The first thing I noticed was her walking garments strewn over that chair at the foot of the bed. In broad daylight, these no longer resembled a person looking at me, rather a vacant shell, evidence of a stolen life. I got up and examined more of the room.
“Pam?” I called, wondering whether she was in the bathroom. But after entering, unmindful of whether she was in a state of undress, I found the room empty, just our combined toiletries populating the back of the sink unit. Would she have left all her personal stuff behind if, after waking before me, she’d decided she’d had enough and then fled? I recalled that she had an open rail ticket, which could take her back to London whenever she pleased…but was Pam the kind of woman to do that?
I returned to the main room, checked the wardrobes in which she’d placed her clothing yesterday. Her overnight bag was slumped like a dying animal on a shelf near the bottom and a few garments were folded a little higher. I hadn’t paid much attention to what outfits she’d brought along for the trip, not like I might have done with Kate, who’d always looked elegant and refined and…But damn it, I was supposed t
o be thinking about Pam. I really liked Pam. She was sweet and sensitive, and although she couldn’t quite engage with me in that deeper way I’d enjoyed with my late wife, wasn’t that a failing of me and my reluctance to adapt to different circumstances? I remembered how I’d treated my new partner the night before and felt ashamed. I’d been cruel and undignified. Kate would have been appalled by this lack of honour, let alone Pam.
Just then, I noticed the curtains blowing up at the window. I stepped across there and parted the heavy material. From this high up in the hotel, the city of Gloucester and the Cotswolds beyond it lurked implacably beyond the pane, like a face and a body pressed against restrictive glass…I turned back, examining the carpet. There was no trace of Pam’s nightdress anywhere. Perhaps she’d clambered into a few new items of clothing, pushed the nightdress into one pocket, and then departed with only her essentials: money, rail tickets, keys to her house. She might have deliberately left behind her walking gear as a symbolic affront to the lifestyle I’d tried to press upon her…My reasoning was growing increasingly desperate, I realised.

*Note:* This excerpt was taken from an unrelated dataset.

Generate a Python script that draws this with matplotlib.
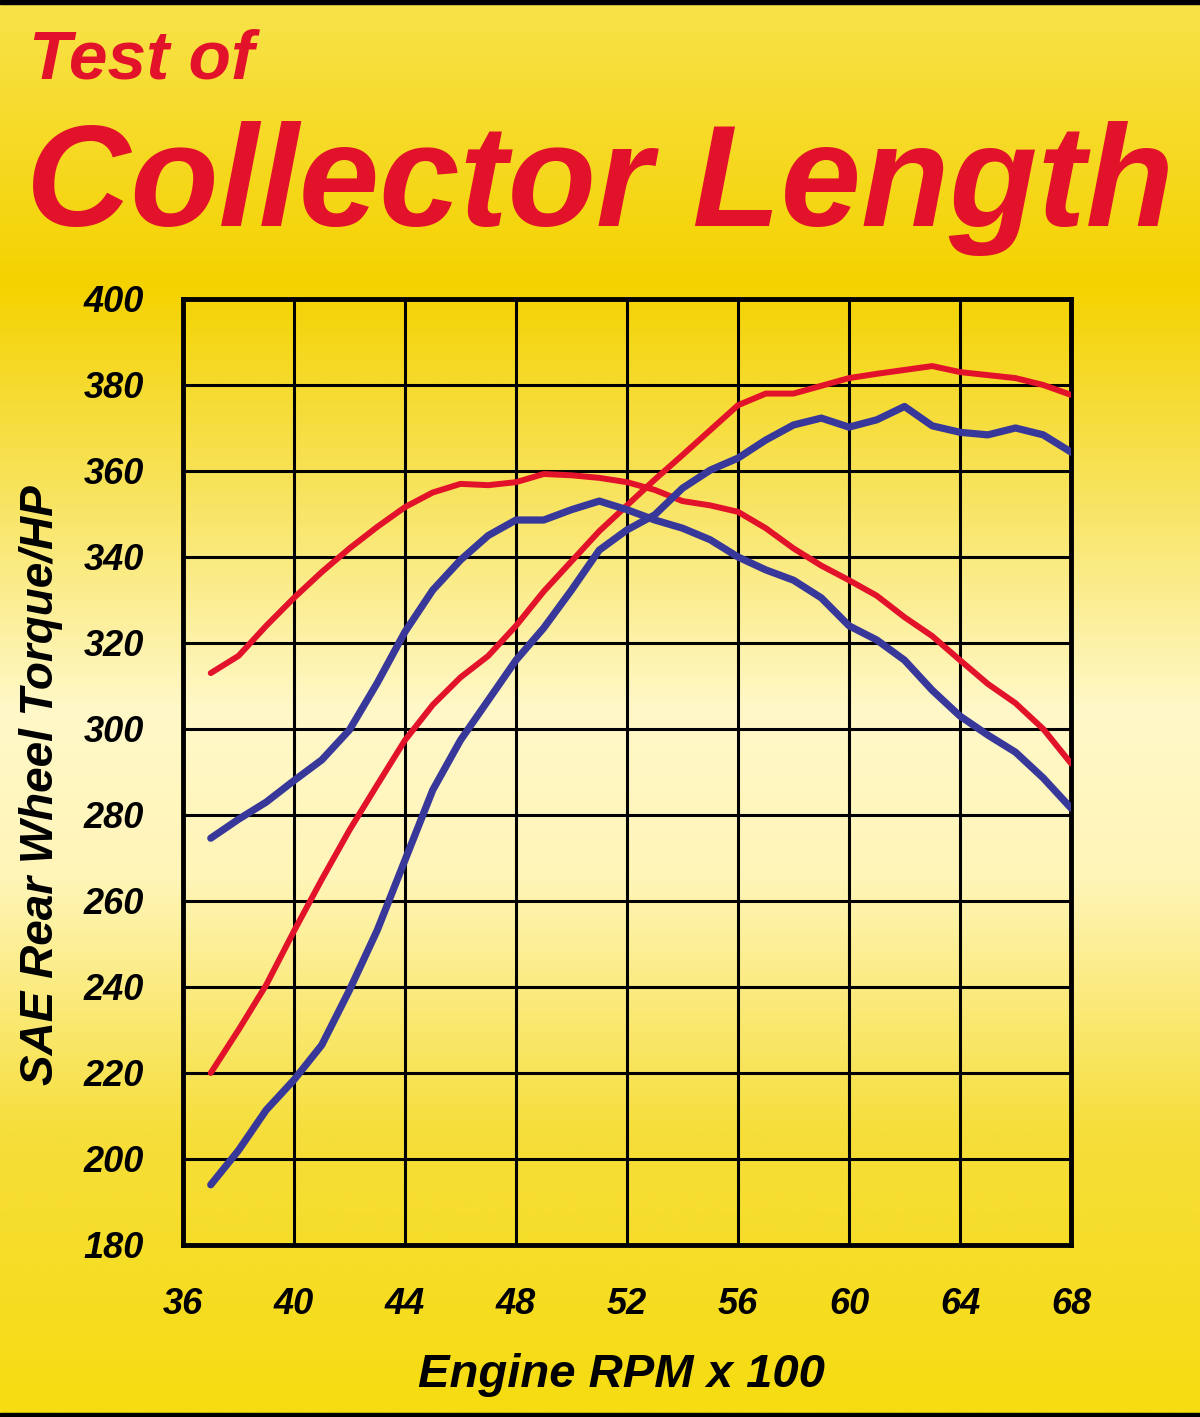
import matplotlib.pyplot as plt
import numpy as np
from matplotlib.colors import LinearSegmentedColormap

# engine rpm x 100
rpm = list(range(37, 69))

torque_red = [313, 317, 324, 330.5, 336.5, 342, 347, 351.6, 355, 357, 356.7, 357.4, 359.3, 359, 358.4, 357.4,
              355.6, 353, 352, 350.5, 346.7, 342, 338, 334.6, 331, 326, 321.6, 316, 310.5, 306, 300, 292]
torque_blue = [274.6, 279, 283, 288, 292.8, 299.8, 310.7, 322.6, 332.3, 339.3, 345, 348.6, 348.6, 351, 353, 351,
               348.6, 346.7, 344, 340, 337, 334.6, 330.5, 324, 320.7, 316, 309, 303, 298.6, 294.6, 288.6, 281.6]
hp_red = [220, 230, 240.5, 253, 265, 276.5, 287, 297.4, 305.6, 312, 317, 324, 332, 339, 346, 352,
          358, 363.7, 369.5, 375.3, 378, 378, 379.8, 381.6, 382.6, 383.5, 384.4, 383, 382.3, 381.6, 380, 377.7]
hp_blue = [194, 202, 211.4, 218.4, 226.5, 239.3, 253.2, 269.5, 285.8, 297.4, 306.7, 316, 323.5, 332.3, 341.6, 346.3,
           349.8, 356, 360.2, 363, 367.2, 370.7, 372.3, 370.2, 371.9, 375, 370.5, 369, 368.4, 370, 368.4, 364.4]

x_ticks = [36, 40, 44, 48, 52, 56, 60, 64, 68]
y_ticks = [180, 200, 220, 240, 260, 280, 300, 320, 340, 360, 380, 400]

RED = '#e3122b'
BLUE = '#38389a'
FONT = 'Liberation Sans'


def main():
    fig = plt.figure(figsize=(12, 14.17), dpi=100)

    # yellow background gradient
    bg = fig.add_axes([0, 0, 1, 1], zorder=-10)
    cmap = LinearSegmentedColormap.from_list('yel', [
        (0.0, '#f8e24a'), (0.2, '#f4d200'), (0.35, '#f8e460'),
        (0.5, '#fff8c8'), (0.62, '#fff5b8'), (0.8, '#f6de3a'), (1.0, '#f6dc10')])
    grad = np.linspace(0, 1, 512).reshape(-1, 1)
    bg.imshow(grad, aspect='auto', cmap=cmap, extent=[0, 1, 0, 1], origin='upper')
    bg.axis('off')
    # black borders top and bottom
    bg.axhspan(0.997, 1.0, color='black')
    bg.axhspan(0.0, 0.003, color='black')
    bg.set_xlim(0, 1)
    bg.set_ylim(0, 1)

    ax = fig.add_axes([0.1525, 0.1214, 0.74, 0.6676])
    ax.set_facecolor('none')

    ax.plot(rpm, torque_red, color=RED, lw=4.3, solid_capstyle='round', solid_joinstyle='round', zorder=3)
    ax.plot(rpm, hp_red, color=RED, lw=4.3, solid_capstyle='round', solid_joinstyle='round', zorder=3)
    ax.plot(rpm, torque_blue, color=BLUE, lw=5.2, solid_capstyle='round', solid_joinstyle='round', zorder=3)
    ax.plot(rpm, hp_blue, color=BLUE, lw=5.2, solid_capstyle='round', solid_joinstyle='round', zorder=3)

    ax.set_xlim(36, 68)
    ax.set_ylim(180, 400)
    ax.set_xticks(x_ticks)
    ax.set_yticks(y_ticks)
    ax.grid(True, color='black', lw=2.2)
    ax.set_axisbelow(True)
    for s in ax.spines.values():
        s.set_linewidth(3.5)
        s.set_color('black')
    ax.tick_params(length=0, pad=30)
    ax.tick_params(axis='y', pad=28)
    for lab in ax.get_xticklabels() + ax.get_yticklabels():
        lab.set_fontfamily(FONT)
        lab.set_fontsize(26)
        lab.set_fontweight('bold')
        lab.set_fontstyle('italic')

    fig.text(0.518, 0.0296, 'Engine RPM x 100', fontsize=34, fontweight='bold', fontstyle='italic',
             family=FONT, ha='center', va='center')
    fig.text(0.034, 0.446, 'SAE Rear Wheel Torque/HP', fontsize=33, fontweight='bold', fontstyle='italic',
             family=FONT, ha='center', va='center', rotation=90)

    fig.text(0.024, 0.957, 'Test of', color=RED, fontsize=50, fontweight='bold', fontstyle='italic',
             family=FONT, va='center', ha='left')
    fig.text(0.022, 0.867, 'Collector Length', color=RED, fontsize=104, fontweight='bold',
             fontstyle='italic', family=FONT, va='center', ha='left')

    fig.savefig('out.png', dpi=100)


main()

I looked back at the open window letting in slithers of cool morning air. Grubby fingerprints were visible on the pane’s edge, just where the parted section stood on its metal runner. The gap was large enough for someone to have thrown herself out, I noticed, and then jerked forwards to look down. The pavement way below was deserted except for a tramp huddled in a sleeping bag. I’d lapsed into melodrama, anyway. After all, was I really worth someone killing herself over? Of course not.
It wasn’t until I’d packed away what few items she’d left and then hurried downstairs to settle the bill that I entertained the ludicrous suspicion that something had come into the room and taken Pam from her bed. But the lengthy elevator ride reminded me how foolish this was. The top floor was the third storey, maybe fifty feet high…What on earth could have clambered up an external wall to enter through a window?